Here are capsules of his first three visits. …

White Oak Kitchen & Cocktails

White Oak Kitchen & Cocktails on Peachtree Street in downtown Atlanta made a smart move in hiring Josh Hopkins to helm the kitchen. The former chef of Abattoir and STG Trattoria purchases the kind of ingredients you notice — which is exactly what should happen in a restaurant that bills itself as Southern farm-to-table.

Watermelon salad with pickled watermelon rind, cukes and ricotta-stuffed squash blossoms is a lively dance of fresh, rich and tangy flavors. The pan-seared grouper teaches a master course in pan searing, though some might balk at the maybe-6-ounces-of-fish to $28-price-tag ratio.

The only miss is the bone-dry fried chicken wearing a rock-hard helmet of batter. But, all told, the menu brings mostly good news.

So here’s the bad news: Hopkins will move on later this summer to Empire State South (where he’ll replace departing chef de cuisine Ryan Smith).

Shorty’s Pizza

With locations in Toco Hill and Tucker, Shorty’s Pizza serves thin-crust wood-fired pizzas named for diverse musical acts such as G. Love, Tito Puente, Biggie Smalls, Sid Vicious, Jack White, Ravi Shankar and Peter Tosh. As a menu, it’s like the iPod belonging to a 50-year-old guy who goes to hear new acts at the Earl in his vintage Buzzcocks T-shirt.

The restaurant also serves small plates, big salads, focaccia sandwiches and a handful of entrees.

If I may speak freely, here’s what the menu really features: old guy stoner food.

It’s all hilariously off-kilter, stuff you’d throw together with ample hunger but little artfulness, with the sole intention of jamming it merrily into your face.

But it’s the kind of food you want if you don’t want the carbs, grease and meat as much as the textures and flavors. Perhaps if you have started to worry more about what you eat.

A salad listed under small plates unites arugula, threads of spaghetti squash, a fistful of walnuts and ricotta salata cheese in a barely-there dressing. Yumstown.

HD1

When I first wrote about Richard Blais' "haute doggery" in Poncey-Highland, I gave it the review it deserved. The kitchen took creative liberties with the iconic tube steak, had fun with its punning menu and made some inventive dishes you wouldn't try elsewhere. I didn't love every bite, but I thought it succeeded with its stated mission to do for dogs what Blais' Flip Burger Boutique managed to pull off with hamburgers.
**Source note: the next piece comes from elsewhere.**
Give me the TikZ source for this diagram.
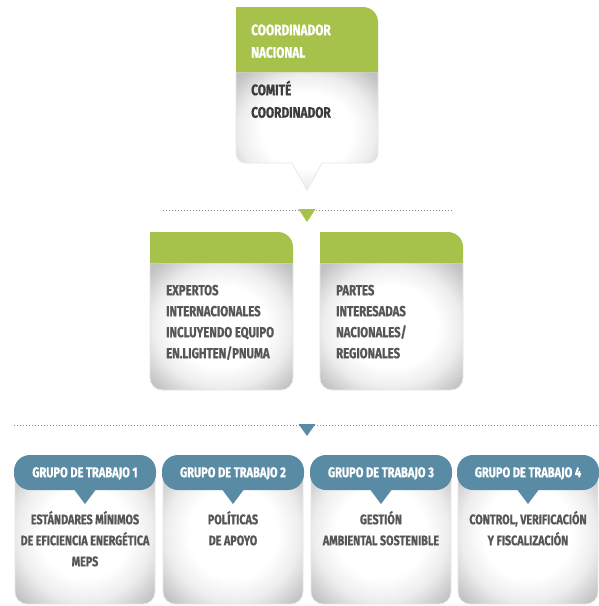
\documentclass[tikz,border=0pt]{standalone}
\usepackage{fontspec}
\setmainfont{Fira Sans}[FakeStretch=0.78, BoldFeatures={FakeBold=0.75}]
\definecolor{grn}{HTML}{A7C24A}
\definecolor{blu}{HTML}{5A8BA5}
\definecolor{txt}{HTML}{565656}
\definecolor{txtdark}{HTML}{3C3C3C}
\definecolor{dotc}{HTML}{8A8A8A}
\pgfdeclareradialshading{softbox}{\pgfpoint{0bp}{0bp}}{color(0bp)=(white); color(16bp)=(white); color(24bp)=(black!7); color(33bp)=(black!24); color(50bp)=(black!26)}
\begin{document}
\begin{tikzpicture}[x=1pt,y=-1pt,
  whitebody/.style={shading=softbox},
  softedge/.style={draw=black!9,line width=0.8pt},
  greenfill/.style={fill=grn},
  bluefill/.style={fill=blu},
  dotline/.style={draw=dotc,line width=0.9pt,dash pattern=on 0.9pt off 2.1pt},
  toptxt/.style={anchor=north west,inner sep=0pt,align=left,font=\bfseries\fontsize{15.2}{22.5}\selectfont},
  midtxt/.style={anchor=north west,inner sep=0pt,align=left,text=txt,font=\bfseries\fontsize{14.6}{21}\selectfont},
  hdtxt/.style={anchor=north,inner sep=0pt,align=center,text=white,font=\bfseries\fontsize{14.2}{21}\selectfont},
  bottxt/.style={anchor=north,inner sep=0pt,align=center,text=txt,font=\bfseries\fontsize{13.8}{21}\selectfont}]
\useasboundingbox (0,0) rectangle (598,606);
\fill[white] (0,0) rectangle (598,606);
\newcommand{\fs}{\rule{0pt}{15pt}}

% ---------- top box ----------
\path[whitebody,softedge] (236,72) -- (378,72) -- (378,153) arc[start angle=0,end angle=90,radius=10]
  -- (322,163) -- (307,190) -- (292,163) -- (246,163) arc[start angle=90,end angle=180,radius=10] -- cycle;
\path[greenfill] (236,72) -- (236,7) -- (363,7) arc[start angle=270,end angle=360,radius=15] -- (378,72) -- cycle;
\node[toptxt,text=white] (coord) at (251,20) {\fs COORDINADOR\\NACIONAL};
\node[toptxt,text=txtdark] (comite) at (251,80) {\fs COMITÉ\\COORDINADOR};

% ---------- first separator ----------
\coordinate (s1a) at (163,210);
\coordinate (s1b) at (453,210);
\draw[dotline] (s1a) -- (s1b);
\fill[grn] (298.5,209) -- (315.5,209) -- (307,222) -- cycle;

% ---------- middle boxes ----------
\path[whitebody,softedge] (150,263) -- (293,263) -- (293,378) arc[start angle=0,end angle=90,radius=12]
  -- (162,390) arc[start angle=90,end angle=180,radius=12] -- cycle;
\path[greenfill] (150,263) -- (150,232) -- (278,232) arc[start angle=270,end angle=360,radius=15] -- (293,263) -- cycle;
\node[midtxt] (expertos) at (166,280) {\fs EXPERTOS\\INTERNACIONALES\\INCLUYENDO EQUIPO\\EN.LIGHTEN/PNUMA};

\path[whitebody,softedge] (320,263) -- (463,263) -- (463,378) arc[start angle=0,end angle=90,radius=12]
  -- (332,390) arc[start angle=90,end angle=180,radius=12] -- cycle;
\path[greenfill] (320,263) -- (320,232) -- (448,232) arc[start angle=270,end angle=360,radius=15] -- (463,263) -- cycle;
\node[midtxt] (partes) at (336,280) {\fs PARTES\\INTERESADAS\\NACIONALES/\\REGIONALES};

% ---------- second separator ----------
\coordinate (s2a) at (14,425);
\coordinate (s2b) at (597,425);
\draw[dotline] (s2a) -- (s2b);
\fill[blu] (298.5,424) -- (315.5,424) -- (307,436) -- cycle;

% ---------- working groups ----------
\foreach \c/\n/\t in {85/1/{ESTÁNDARES MÍNIMOS\\DE EFICIENCIA ENERGÉTICA\\MEPS},
                     233/2/{POLÍTICAS\\DE APOYO},
                     381/3/{GESTIÓN\\AMBIENTAL SOSTENIBLE},
                     528/4/{CONTROL, VERIFICACIÓN\\Y FISCALIZACIÓN}}{
  \path[whitebody,softedge,rounded corners=12pt] (\c-70,462) rectangle (\c+70,604);
  \path[bluefill,rounded corners=16pt] (\c-71,455) rectangle (\c+71,490);
  \fill[blu] (\c-12,488) -- (\c+12,488) -- (\c,504) -- cycle;
  \node[hdtxt] (gh\n) at (\c,462) {\fs GRUPO DE TRABAJO \n};
  \node[bottxt] (gt\n) at (\c,509) {\fs\t};
}
\end{tikzpicture}
\end{document}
One thing bothered me, though. My daughter, who eats more hot dogs than I do, wasn’t thrilled, though she didn’t articulate why. As for me, I was never tempted to go back to HD1, even though I scratch the Flip itch occasionally. My gut told me something about the place never quite worked.

When I returned to HD1’s dark, starkly decorated dining room, I figured out why. With its high-top communal tables and hipster bar outfitted with craft canned beer, the restaurant feels like a destination. But a hot dog isn’t a destination meal the way a hamburger is. It’s a hunger that gets triggered — perhaps by the sight of a dirty-water Sabrett’s stand on a New York street corner, or at Turner Field, or even at a convenience store during a road trip down I-75.

And so HD1 remains a restaurant that puts care and creativity into its cooking, and yet never manages to hit the hot dog button quite right. The kitchen now uses dense, smoky Patak franks, which is an improvement, though the once-boisterous list of sides is gone. You can get waffle fries, half-sour pickles, baked beans and a couple of salads — none of it in funky-weird Blais territory.